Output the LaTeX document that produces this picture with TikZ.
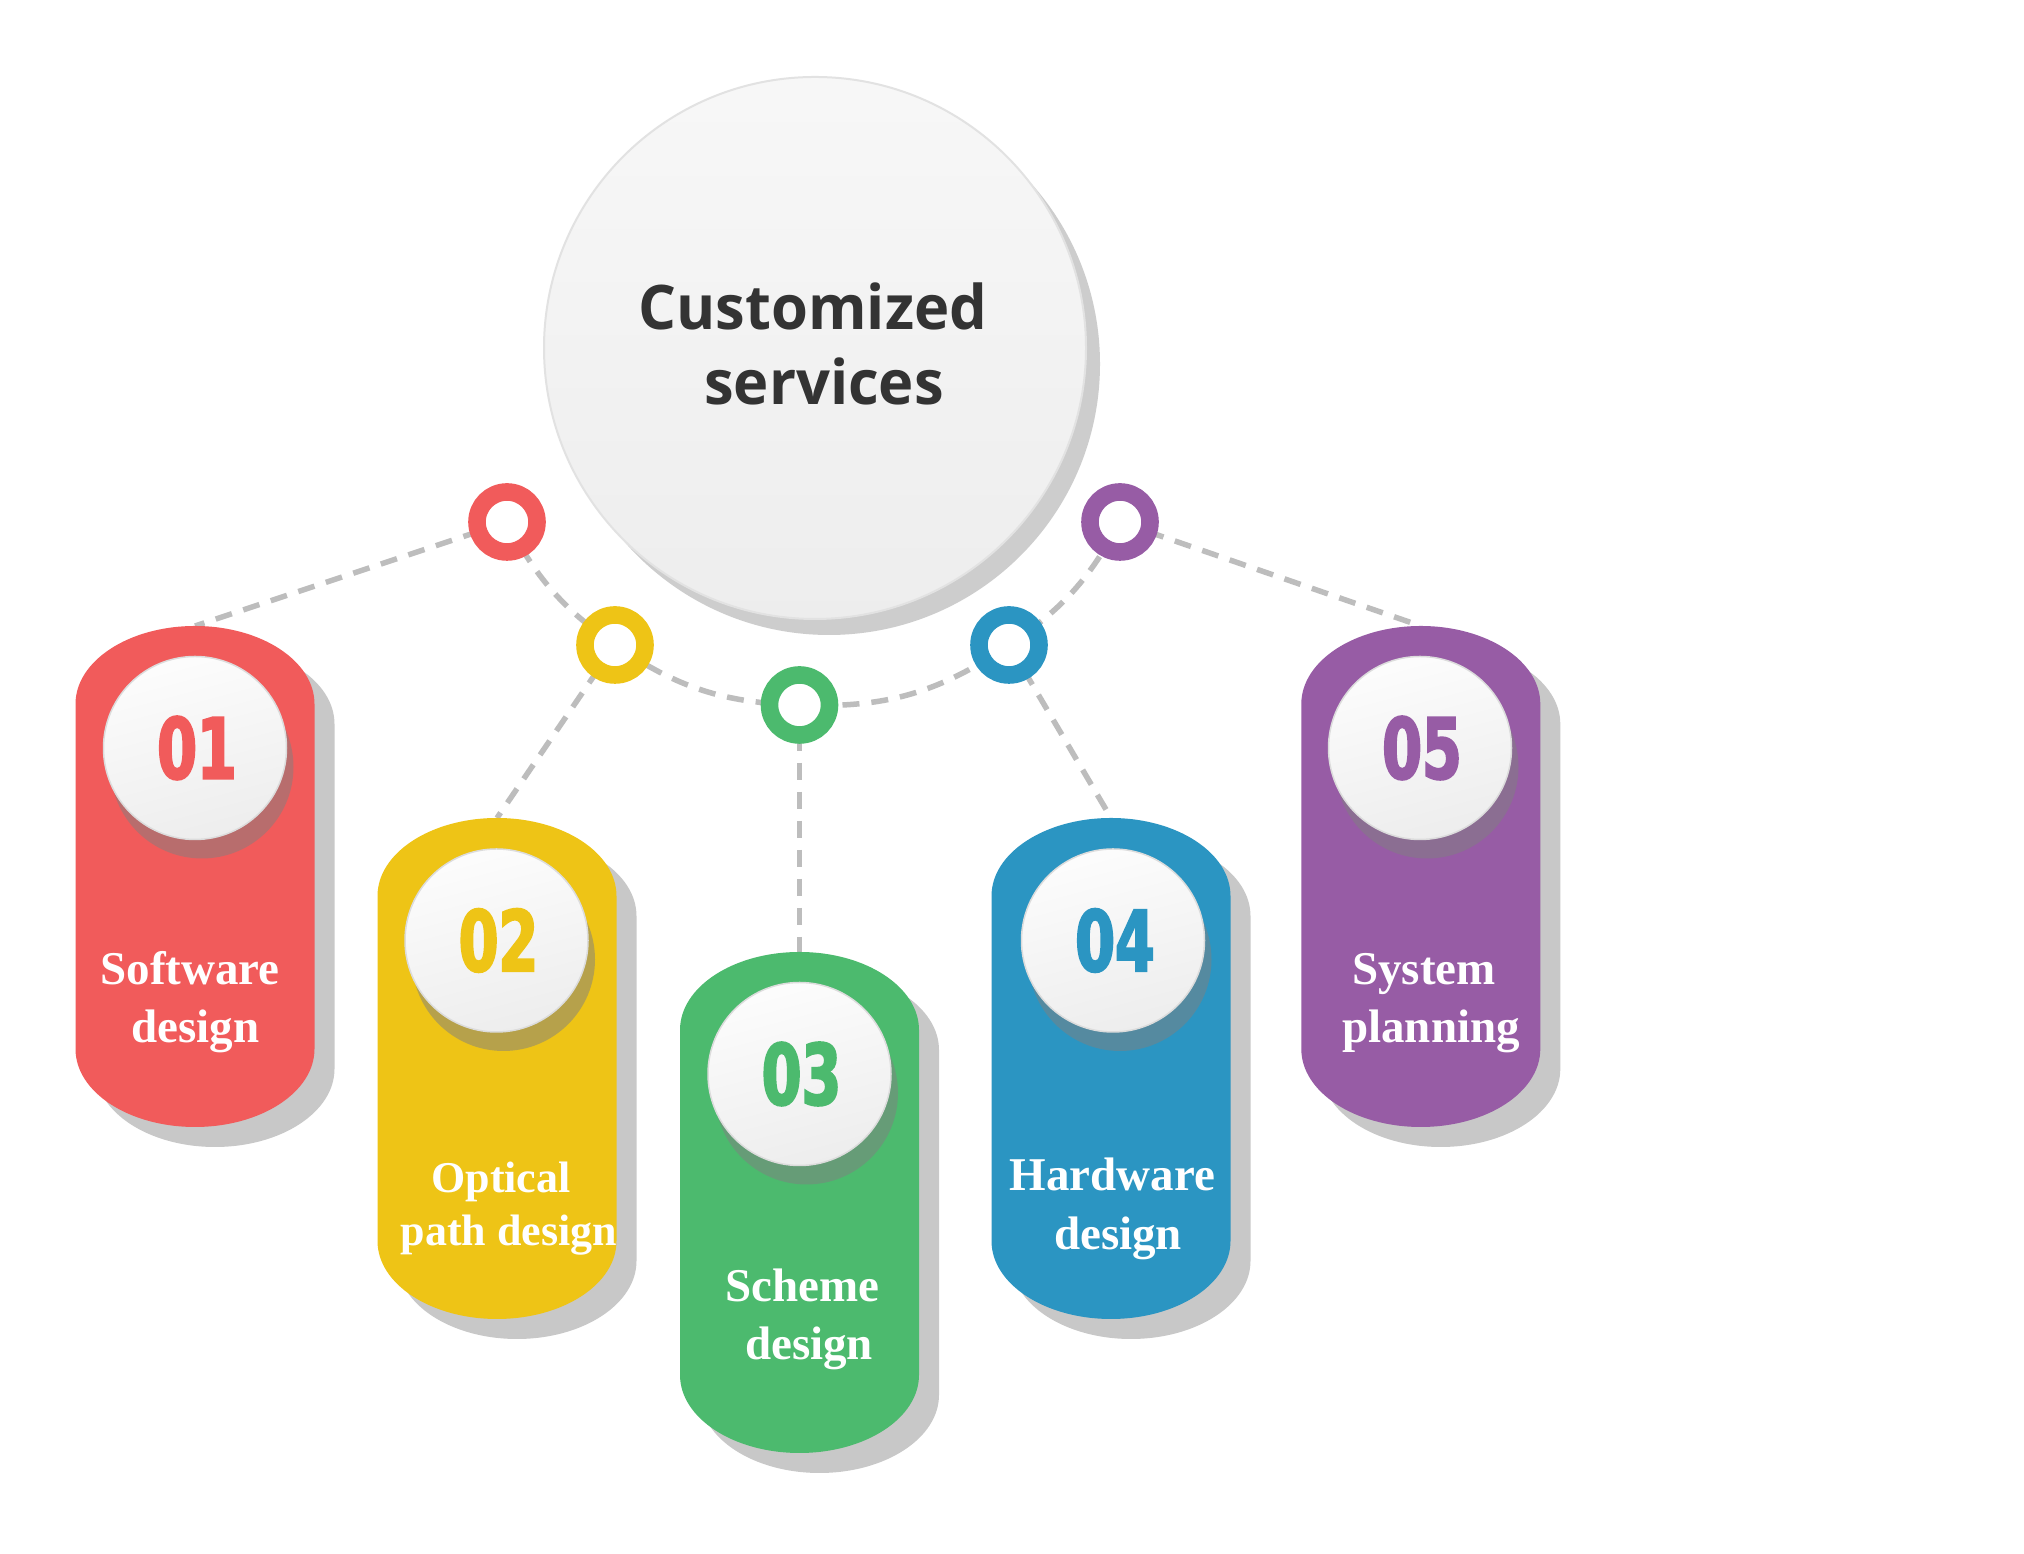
\documentclass[tikz,border=0pt]{standalone}
\usepackage{fontspec}
\setmainfont{Liberation Serif}
\newfontfamily\titlefont{Open Sans}[FakeStretch=0.97]
\newfontfamily\numfont{DejaVu Sans}[FakeStretch=0.68,FakeBold=2.5]
\usetikzlibrary{calc}
\pgfdeclarelayer{back}
\pgfdeclarelayer{lines}
\pgfsetlayers{back,lines,main}
\definecolor{cred}{HTML}{F15B5B}
\definecolor{cyellow}{HTML}{EEC416}
\definecolor{cgreen}{HTML}{4CBA6E}
\definecolor{cblue}{HTML}{2B95C2}
\definecolor{cpurple}{HTML}{975CA5}
\definecolor{cline}{HTML}{BDBDBD}
\definecolor{pillshadowc}{HTML}{C8C8C8}
\definecolor{bigshadowc}{HTML}{CDCDCD}
\definecolor{bigedge}{HTML}{E2E2E2}
\definecolor{discedge}{HTML}{DCDCDC}
\definecolor{titlegray}{HTML}{333333}
\definecolor{discshade}{HTML}{808080}
\tikzset{
  conn/.style={draw=cline, line width=5.5pt, dash pattern=on 17pt off 12pt},
  ring/.style={circle, minimum size=60pt, inner sep=0pt, line width=17.6pt, fill=white},
  disc/.style={circle, minimum size=183pt, inner sep=0pt, draw=discedge, line width=1.5pt,
    top color=white!99!black, bottom color=black!7, shading angle=15},
  discshadow/.style={circle, minimum size=183pt, inner sep=0pt, fill=discshade, fill opacity=0.5},
  numtext/.style={font=\numfont\bfseries\fontsize{84}{84}\selectfont, inner sep=0pt},
  pilltext/.style={font=\bfseries\fontsize{47}{58}\selectfont, text=white, anchor=base, inner sep=0pt},
  titletext/.style={font=\titlefont\bfseries\fontsize{61.5}{74}\selectfont, text=titlegray, anchor=base, inner sep=0pt},
}
% name, cx, top y, colour
\newcommand\mkpill[4]{%
  \coordinate (#1) at (#2,#3);
  \fill[pillshadowc, shift={(#2+20,#3-20)}] (-119.5,-78) arc[start angle=180,end angle=0,x radius=119.5,y radius=78]
     -- (119.5,-423) arc[start angle=0,end angle=-180,x radius=119.5,y radius=78] -- cycle;
  \fill[#4, shift={(#2,#3)}] (-119.5,-78) arc[start angle=180,end angle=0,x radius=119.5,y radius=78]
     -- (119.5,-423) arc[start angle=0,end angle=-180,x radius=119.5,y radius=78] -- cycle;
}
% name, cx, cy, colour, number
\newcommand\mkdisc[5]{%
  \node[discshadow] at (#2+7,#3-19) {};
  \node[disc] (#1) at (#2,#3) {};
  \node[numtext, text=#4] (#1n) at (#2+2,#3) {#5};
}
\begin{document}
\begin{tikzpicture}[x=1pt,y=1pt]
\begin{pgfonlayer}{back}
\fill[white] (0,0) rectangle (2024,1554);
\end{pgfonlayer}
\useasboundingbox (0,0) rectangle (2024,1554);

% central circle
\node[circle, minimum size=542pt, inner sep=0pt, fill=bigshadowc] (Cshadow) at (829,1190) {};
\node[circle, minimum size=542pt, inner sep=0pt, draw=bigedge, line width=2pt,
      top color=white!97!black, bottom color=white!93!black] (C) at (815,1206) {};
\node[titletext] (t1) at (813,1224) {Customized};
\node[titletext] (t2) at (824,1149.5) {services};

% pills
\mkpill{p1}{195}{928}{cred}
\mkpill{p2}{497}{736}{cyellow}
\mkpill{p3}{799.5}{602}{cgreen}
\mkpill{p4}{1111}{736}{cblue}
\mkpill{p5}{1420.8}{928}{cpurple}

% discs with numbers
\mkdisc{d1}{195}{806}{cred}{01}
\mkdisc{d2}{496.5}{613.5}{cyellow}{02}
\mkdisc{d3}{799.5}{480}{cgreen}{03}
\mkdisc{d4}{1113}{613.5}{cblue}{04}
\mkdisc{d5}{1420}{806}{cpurple}{05}

% pill labels
\node[pilltext] (l1a) at (190,569) {Software};
\node[pilltext] (l1b) at (195.5,511) {design};
\node[pilltext, font=\bfseries\fontsize{44}{54}\selectfont] (l2a) at (501,361) {Optical};
\node[pilltext, font=\bfseries\fontsize{44}{54}\selectfont] (l2b) at (509,308) {path design};
\node[pilltext] (l3a) at (802.5,252) {Scheme};
\node[pilltext] (l3b) at (809,194) {design};
\node[pilltext] (l4a) at (1112.5,363) {Hardware};
\node[pilltext] (l4b) at (1118,304) {design};
\node[pilltext] (l5a) at (1424,569) {System};
\node[pilltext] (l5b) at (1431,511) {planning};

% rings
\node[ring, draw=cred] (r1) at (507,1032) {};
\node[ring, draw=cyellow] (r2) at (615,909) {};
\node[ring, draw=cgreen] (r3) at (799.5,849) {};
\node[ring, draw=cblue] (r4) at (1009,909) {};
\node[ring, draw=cpurple] (r5) at (1120,1032) {};

% connectors
\begin{pgfonlayer}{lines}
\draw[conn] (r1.center) to[bend right=13.7] (r2.center)
                        to[bend right=16.4] (r3.center)
                        to[bend right=18.4] (r4.center)
                        to[bend right=13.8] (r5.center);
\draw[conn] (r1.center) -- (p1);
\draw[conn] (r2.center) -- (p2);
\draw[conn] (r3.center) -- (p3);
\draw[conn] (r4.center) -- (p4);
\draw[conn] (r5.center) -- (p5);
\end{pgfonlayer}
\end{tikzpicture}
\end{document}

◆ Instruction ◆
Return all of the data exactly as written, and drop the pictures.

◆ Task solution ◆
Output the LaTeX document that produces this picture with TikZ.
\documentclass[tikz,border=0pt]{standalone}
\usepackage{fontspec}
\setmainfont{Liberation Serif}
\newfontfamily\titlefont{Open Sans}[FakeStretch=0.97]
\newfontfamily\numfont{DejaVu Sans}[FakeStretch=0.68,FakeBold=2.5]
\usetikzlibrary{calc}
\pgfdeclarelayer{back}
\pgfdeclarelayer{lines}
\pgfsetlayers{back,lines,main}
\definecolor{cred}{HTML}{F15B5B}
\definecolor{cyellow}{HTML}{EEC416}
\definecolor{cgreen}{HTML}{4CBA6E}
\definecolor{cblue}{HTML}{2B95C2}
\definecolor{cpurple}{HTML}{975CA5}
\definecolor{cline}{HTML}{BDBDBD}
\definecolor{pillshadowc}{HTML}{C8C8C8}
\definecolor{bigshadowc}{HTML}{CDCDCD}
\definecolor{bigedge}{HTML}{E2E2E2}
\definecolor{discedge}{HTML}{DCDCDC}
\definecolor{titlegray}{HTML}{333333}
\definecolor{discshade}{HTML}{808080}
\tikzset{
  conn/.style={draw=cline, line width=5.5pt, dash pattern=on 17pt off 12pt},
  ring/.style={circle, minimum size=60pt, inner sep=0pt, line width=17.6pt, fill=white},
  disc/.style={circle, minimum size=183pt, inner sep=0pt, draw=discedge, line width=1.5pt,
    top color=white!99!black, bottom color=black!7, shading angle=15},
  discshadow/.style={circle, minimum size=183pt, inner sep=0pt, fill=discshade, fill opacity=0.5},
  numtext/.style={font=\numfont\bfseries\fontsize{84}{84}\selectfont, inner sep=0pt},
  pilltext/.style={font=\bfseries\fontsize{47}{58}\selectfont, text=white, anchor=base, inner sep=0pt},
  titletext/.style={font=\titlefont\bfseries\fontsize{61.5}{74}\selectfont, text=titlegray, anchor=base, inner sep=0pt},
}
% name, cx, top y, colour
\newcommand\mkpill[4]{%
  \coordinate (#1) at (#2,#3);
  \fill[pillshadowc, shift={(#2+20,#3-20)}] (-119.5,-78) arc[start angle=180,end angle=0,x radius=119.5,y radius=78]
     -- (119.5,-423) arc[start angle=0,end angle=-180,x radius=119.5,y radius=78] -- cycle;
  \fill[#4, shift={(#2,#3)}] (-119.5,-78) arc[start angle=180,end angle=0,x radius=119.5,y radius=78]
     -- (119.5,-423) arc[start angle=0,end angle=-180,x radius=119.5,y radius=78] -- cycle;
}
% name, cx, cy, colour, number
\newcommand\mkdisc[5]{%
  \node[discshadow] at (#2+7,#3-19) {};
  \node[disc] (#1) at (#2,#3) {};
  \node[numtext, text=#4] (#1n) at (#2+2,#3) {#5};
}
\begin{document}
\begin{tikzpicture}[x=1pt,y=1pt]
\begin{pgfonlayer}{back}
\fill[white] (0,0) rectangle (2024,1554);
\end{pgfonlayer}
\useasboundingbox (0,0) rectangle (2024,1554);

% central circle
\node[circle, minimum size=542pt, inner sep=0pt, fill=bigshadowc] (Cshadow) at (829,1190) {};
\node[circle, minimum size=542pt, inner sep=0pt, draw=bigedge, line width=2pt,
      top color=white!97!black, bottom color=white!93!black] (C) at (815,1206) {};
\node[titletext] (t1) at (813,1224) {Customized};
\node[titletext] (t2) at (824,1149.5) {services};

% pills
\mkpill{p1}{195}{928}{cred}
\mkpill{p2}{497}{736}{cyellow}
\mkpill{p3}{799.5}{602}{cgreen}
\mkpill{p4}{1111}{736}{cblue}
\mkpill{p5}{1420.8}{928}{cpurple}

% discs with numbers
\mkdisc{d1}{195}{806}{cred}{01}
\mkdisc{d2}{496.5}{613.5}{cyellow}{02}
\mkdisc{d3}{799.5}{480}{cgreen}{03}
\mkdisc{d4}{1113}{613.5}{cblue}{04}
\mkdisc{d5}{1420}{806}{cpurple}{05}

% pill labels
\node[pilltext] (l1a) at (190,569) {Software};
\node[pilltext] (l1b) at (195.5,511) {design};
\node[pilltext, font=\bfseries\fontsize{44}{54}\selectfont] (l2a) at (501,361) {Optical};
\node[pilltext, font=\bfseries\fontsize{44}{54}\selectfont] (l2b) at (509,308) {path design};
\node[pilltext] (l3a) at (802.5,252) {Scheme};
\node[pilltext] (l3b) at (809,194) {design};
\node[pilltext] (l4a) at (1112.5,363) {Hardware};
\node[pilltext] (l4b) at (1118,304) {design};
\node[pilltext] (l5a) at (1424,569) {System};
\node[pilltext] (l5b) at (1431,511) {planning};

% rings
\node[ring, draw=cred] (r1) at (507,1032) {};
\node[ring, draw=cyellow] (r2) at (615,909) {};
\node[ring, draw=cgreen] (r3) at (799.5,849) {};
\node[ring, draw=cblue] (r4) at (1009,909) {};
\node[ring, draw=cpurple] (r5) at (1120,1032) {};

% connectors
\begin{pgfonlayer}{lines}
\draw[conn] (r1.center) to[bend right=13.7] (r2.center)
                        to[bend right=16.4] (r3.center)
                        to[bend right=18.4] (r4.center)
                        to[bend right=13.8] (r5.center);
\draw[conn] (r1.center) -- (p1);
\draw[conn] (r2.center) -- (p2);
\draw[conn] (r3.center) -- (p3);
\draw[conn] (r4.center) -- (p4);
\draw[conn] (r5.center) -- (p5);
\end{pgfonlayer}
\end{tikzpicture}
\end{document}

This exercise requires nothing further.